— START SUPPLIED RECORDS —

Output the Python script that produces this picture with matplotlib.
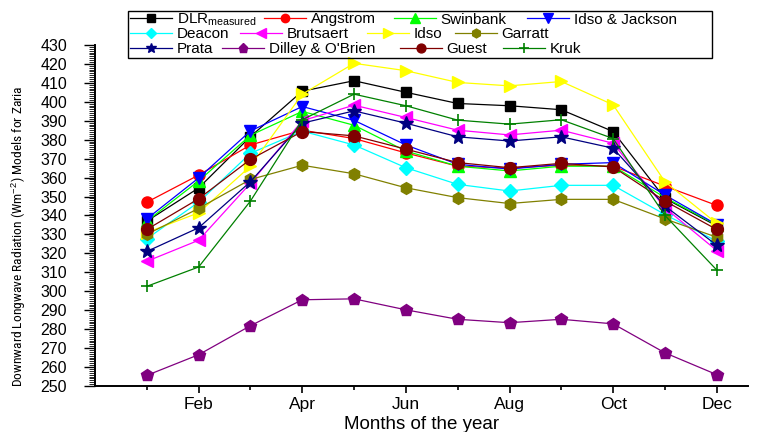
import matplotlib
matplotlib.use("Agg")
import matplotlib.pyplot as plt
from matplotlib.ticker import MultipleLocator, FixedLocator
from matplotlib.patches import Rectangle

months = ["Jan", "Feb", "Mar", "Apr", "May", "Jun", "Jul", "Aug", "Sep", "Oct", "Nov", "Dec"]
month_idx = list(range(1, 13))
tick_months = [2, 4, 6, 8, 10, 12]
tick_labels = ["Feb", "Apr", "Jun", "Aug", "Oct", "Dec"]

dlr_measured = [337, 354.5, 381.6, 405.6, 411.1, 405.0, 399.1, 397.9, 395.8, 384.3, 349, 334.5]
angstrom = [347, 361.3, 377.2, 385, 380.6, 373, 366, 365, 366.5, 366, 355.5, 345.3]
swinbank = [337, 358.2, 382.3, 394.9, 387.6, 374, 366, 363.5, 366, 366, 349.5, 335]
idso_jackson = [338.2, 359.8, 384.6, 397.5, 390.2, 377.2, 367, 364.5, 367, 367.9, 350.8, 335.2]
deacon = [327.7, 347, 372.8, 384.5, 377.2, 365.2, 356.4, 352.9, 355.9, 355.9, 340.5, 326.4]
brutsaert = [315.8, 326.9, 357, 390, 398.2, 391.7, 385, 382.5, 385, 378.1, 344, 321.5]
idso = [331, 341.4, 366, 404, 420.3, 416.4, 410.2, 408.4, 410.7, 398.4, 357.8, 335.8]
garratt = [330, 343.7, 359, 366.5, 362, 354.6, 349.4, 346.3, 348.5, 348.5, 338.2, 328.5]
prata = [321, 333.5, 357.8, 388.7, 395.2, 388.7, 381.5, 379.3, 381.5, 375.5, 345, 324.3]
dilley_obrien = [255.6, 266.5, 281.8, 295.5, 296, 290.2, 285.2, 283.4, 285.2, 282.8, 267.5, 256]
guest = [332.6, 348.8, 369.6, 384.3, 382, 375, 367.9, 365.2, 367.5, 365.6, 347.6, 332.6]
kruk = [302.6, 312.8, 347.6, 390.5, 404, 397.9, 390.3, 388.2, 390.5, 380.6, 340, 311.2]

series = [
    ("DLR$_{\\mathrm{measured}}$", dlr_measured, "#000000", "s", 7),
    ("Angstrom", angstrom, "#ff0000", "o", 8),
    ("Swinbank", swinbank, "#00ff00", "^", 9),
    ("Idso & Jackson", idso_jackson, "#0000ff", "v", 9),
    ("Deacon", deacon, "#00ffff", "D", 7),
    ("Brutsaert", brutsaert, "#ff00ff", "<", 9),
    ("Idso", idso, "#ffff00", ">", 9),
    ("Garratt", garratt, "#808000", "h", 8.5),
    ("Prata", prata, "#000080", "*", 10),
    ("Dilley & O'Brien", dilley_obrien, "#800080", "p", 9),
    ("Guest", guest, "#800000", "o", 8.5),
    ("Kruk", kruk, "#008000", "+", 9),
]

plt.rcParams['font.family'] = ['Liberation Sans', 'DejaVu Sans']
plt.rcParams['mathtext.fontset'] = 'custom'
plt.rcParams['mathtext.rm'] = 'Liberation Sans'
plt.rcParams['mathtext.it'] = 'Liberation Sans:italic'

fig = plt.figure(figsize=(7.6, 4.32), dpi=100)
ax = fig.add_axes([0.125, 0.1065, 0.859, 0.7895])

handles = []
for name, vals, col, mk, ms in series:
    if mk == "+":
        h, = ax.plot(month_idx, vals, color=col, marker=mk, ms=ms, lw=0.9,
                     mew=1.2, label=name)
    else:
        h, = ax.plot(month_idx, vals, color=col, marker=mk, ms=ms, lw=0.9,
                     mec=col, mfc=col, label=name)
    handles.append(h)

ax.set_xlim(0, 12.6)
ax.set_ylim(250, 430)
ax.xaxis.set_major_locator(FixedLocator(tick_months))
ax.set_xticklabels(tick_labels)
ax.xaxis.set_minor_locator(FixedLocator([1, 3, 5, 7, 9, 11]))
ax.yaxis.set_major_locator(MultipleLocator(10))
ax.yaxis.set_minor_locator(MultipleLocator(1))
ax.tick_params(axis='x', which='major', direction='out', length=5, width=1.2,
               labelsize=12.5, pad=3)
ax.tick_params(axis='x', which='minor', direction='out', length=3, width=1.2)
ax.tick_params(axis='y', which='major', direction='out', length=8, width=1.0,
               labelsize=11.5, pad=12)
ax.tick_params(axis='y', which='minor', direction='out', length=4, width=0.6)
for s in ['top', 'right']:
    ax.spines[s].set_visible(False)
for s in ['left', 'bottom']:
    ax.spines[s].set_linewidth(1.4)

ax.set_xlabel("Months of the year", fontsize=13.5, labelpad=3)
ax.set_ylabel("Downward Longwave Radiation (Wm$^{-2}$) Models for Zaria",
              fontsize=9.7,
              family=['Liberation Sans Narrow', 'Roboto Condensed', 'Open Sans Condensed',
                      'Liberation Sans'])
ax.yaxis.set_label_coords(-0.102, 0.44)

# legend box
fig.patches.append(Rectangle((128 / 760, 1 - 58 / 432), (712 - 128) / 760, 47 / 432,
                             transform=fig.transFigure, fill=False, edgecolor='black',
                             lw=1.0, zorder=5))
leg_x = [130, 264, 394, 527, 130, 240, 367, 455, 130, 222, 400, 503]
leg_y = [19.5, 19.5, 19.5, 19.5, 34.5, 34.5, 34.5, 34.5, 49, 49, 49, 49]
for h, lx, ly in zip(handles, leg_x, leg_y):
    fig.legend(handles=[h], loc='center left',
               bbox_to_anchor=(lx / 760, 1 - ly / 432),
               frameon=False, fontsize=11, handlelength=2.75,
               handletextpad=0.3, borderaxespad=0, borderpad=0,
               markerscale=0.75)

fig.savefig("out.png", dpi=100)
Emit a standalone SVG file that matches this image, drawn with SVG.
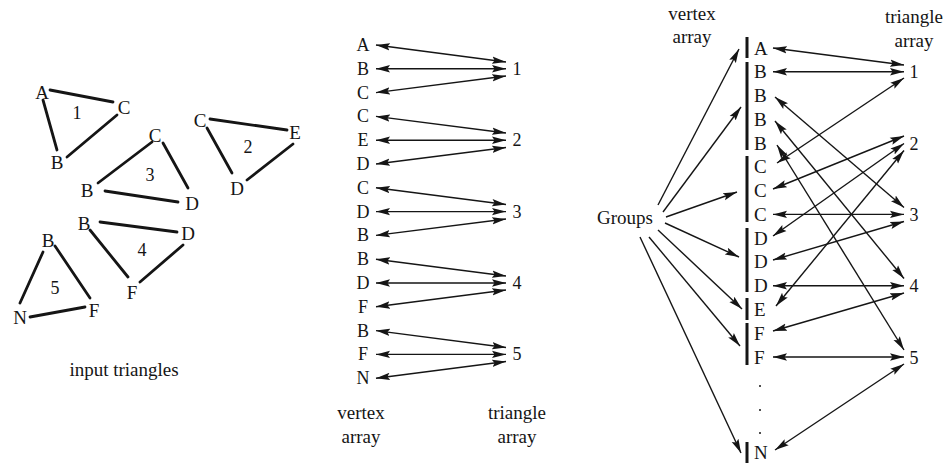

— END SUPPLIED RECORDS —

-- YOUR TASK --
Output the records above exactly as they are, leaving out the pictures.

-- WORKED SOLUTION --
Output the Python script that produces this picture with matplotlib.
import matplotlib
matplotlib.use("Agg")
import matplotlib.pyplot as plt
from matplotlib.ticker import MultipleLocator, FixedLocator
from matplotlib.patches import Rectangle

months = ["Jan", "Feb", "Mar", "Apr", "May", "Jun", "Jul", "Aug", "Sep", "Oct", "Nov", "Dec"]
month_idx = list(range(1, 13))
tick_months = [2, 4, 6, 8, 10, 12]
tick_labels = ["Feb", "Apr", "Jun", "Aug", "Oct", "Dec"]

dlr_measured = [337, 354.5, 381.6, 405.6, 411.1, 405.0, 399.1, 397.9, 395.8, 384.3, 349, 334.5]
angstrom = [347, 361.3, 377.2, 385, 380.6, 373, 366, 365, 366.5, 366, 355.5, 345.3]
swinbank = [337, 358.2, 382.3, 394.9, 387.6, 374, 366, 363.5, 366, 366, 349.5, 335]
idso_jackson = [338.2, 359.8, 384.6, 397.5, 390.2, 377.2, 367, 364.5, 367, 367.9, 350.8, 335.2]
deacon = [327.7, 347, 372.8, 384.5, 377.2, 365.2, 356.4, 352.9, 355.9, 355.9, 340.5, 326.4]
brutsaert = [315.8, 326.9, 357, 390, 398.2, 391.7, 385, 382.5, 385, 378.1, 344, 321.5]
idso = [331, 341.4, 366, 404, 420.3, 416.4, 410.2, 408.4, 410.7, 398.4, 357.8, 335.8]
garratt = [330, 343.7, 359, 366.5, 362, 354.6, 349.4, 346.3, 348.5, 348.5, 338.2, 328.5]
prata = [321, 333.5, 357.8, 388.7, 395.2, 388.7, 381.5, 379.3, 381.5, 375.5, 345, 324.3]
dilley_obrien = [255.6, 266.5, 281.8, 295.5, 296, 290.2, 285.2, 283.4, 285.2, 282.8, 267.5, 256]
guest = [332.6, 348.8, 369.6, 384.3, 382, 375, 367.9, 365.2, 367.5, 365.6, 347.6, 332.6]
kruk = [302.6, 312.8, 347.6, 390.5, 404, 397.9, 390.3, 388.2, 390.5, 380.6, 340, 311.2]

series = [
    ("DLR$_{\\mathrm{measured}}$", dlr_measured, "#000000", "s", 7),
    ("Angstrom", angstrom, "#ff0000", "o", 8),
    ("Swinbank", swinbank, "#00ff00", "^", 9),
    ("Idso & Jackson", idso_jackson, "#0000ff", "v", 9),
    ("Deacon", deacon, "#00ffff", "D", 7),
    ("Brutsaert", brutsaert, "#ff00ff", "<", 9),
    ("Idso", idso, "#ffff00", ">", 9),
    ("Garratt", garratt, "#808000", "h", 8.5),
    ("Prata", prata, "#000080", "*", 10),
    ("Dilley & O'Brien", dilley_obrien, "#800080", "p", 9),
    ("Guest", guest, "#800000", "o", 8.5),
    ("Kruk", kruk, "#008000", "+", 9),
]

plt.rcParams['font.family'] = ['Liberation Sans', 'DejaVu Sans']
plt.rcParams['mathtext.fontset'] = 'custom'
plt.rcParams['mathtext.rm'] = 'Liberation Sans'
plt.rcParams['mathtext.it'] = 'Liberation Sans:italic'

fig = plt.figure(figsize=(7.6, 4.32), dpi=100)
ax = fig.add_axes([0.125, 0.1065, 0.859, 0.7895])

handles = []
for name, vals, col, mk, ms in series:
    if mk == "+":
        h, = ax.plot(month_idx, vals, color=col, marker=mk, ms=ms, lw=0.9,
                     mew=1.2, label=name)
    else:
        h, = ax.plot(month_idx, vals, color=col, marker=mk, ms=ms, lw=0.9,
                     mec=col, mfc=col, label=name)
    handles.append(h)

ax.set_xlim(0, 12.6)
ax.set_ylim(250, 430)
ax.xaxis.set_major_locator(FixedLocator(tick_months))
ax.set_xticklabels(tick_labels)
ax.xaxis.set_minor_locator(FixedLocator([1, 3, 5, 7, 9, 11]))
ax.yaxis.set_major_locator(MultipleLocator(10))
ax.yaxis.set_minor_locator(MultipleLocator(1))
ax.tick_params(axis='x', which='major', direction='out', length=5, width=1.2,
               labelsize=12.5, pad=3)
ax.tick_params(axis='x', which='minor', direction='out', length=3, width=1.2)
ax.tick_params(axis='y', which='major', direction='out', length=8, width=1.0,
               labelsize=11.5, pad=12)
ax.tick_params(axis='y', which='minor', direction='out', length=4, width=0.6)
for s in ['top', 'right']:
    ax.spines[s].set_visible(False)
for s in ['left', 'bottom']:
    ax.spines[s].set_linewidth(1.4)

ax.set_xlabel("Months of the year", fontsize=13.5, labelpad=3)
ax.set_ylabel("Downward Longwave Radiation (Wm$^{-2}$) Models for Zaria",
              fontsize=9.7,
              family=['Liberation Sans Narrow', 'Roboto Condensed', 'Open Sans Condensed',
                      'Liberation Sans'])
ax.yaxis.set_label_coords(-0.102, 0.44)

# legend box
fig.patches.append(Rectangle((128 / 760, 1 - 58 / 432), (712 - 128) / 760, 47 / 432,
                             transform=fig.transFigure, fill=False, edgecolor='black',
                             lw=1.0, zorder=5))
leg_x = [130, 264, 394, 527, 130, 240, 367, 455, 130, 222, 400, 503]
leg_y = [19.5, 19.5, 19.5, 19.5, 34.5, 34.5, 34.5, 34.5, 49, 49, 49, 49]
for h, lx, ly in zip(handles, leg_x, leg_y):
    fig.legend(handles=[h], loc='center left',
               bbox_to_anchor=(lx / 760, 1 - ly / 432),
               frameon=False, fontsize=11, handlelength=2.75,
               handletextpad=0.3, borderaxespad=0, borderpad=0,
               markerscale=0.75)

fig.savefig("out.png", dpi=100)
Emit a standalone SVG file that matches this image, drawn with SVG.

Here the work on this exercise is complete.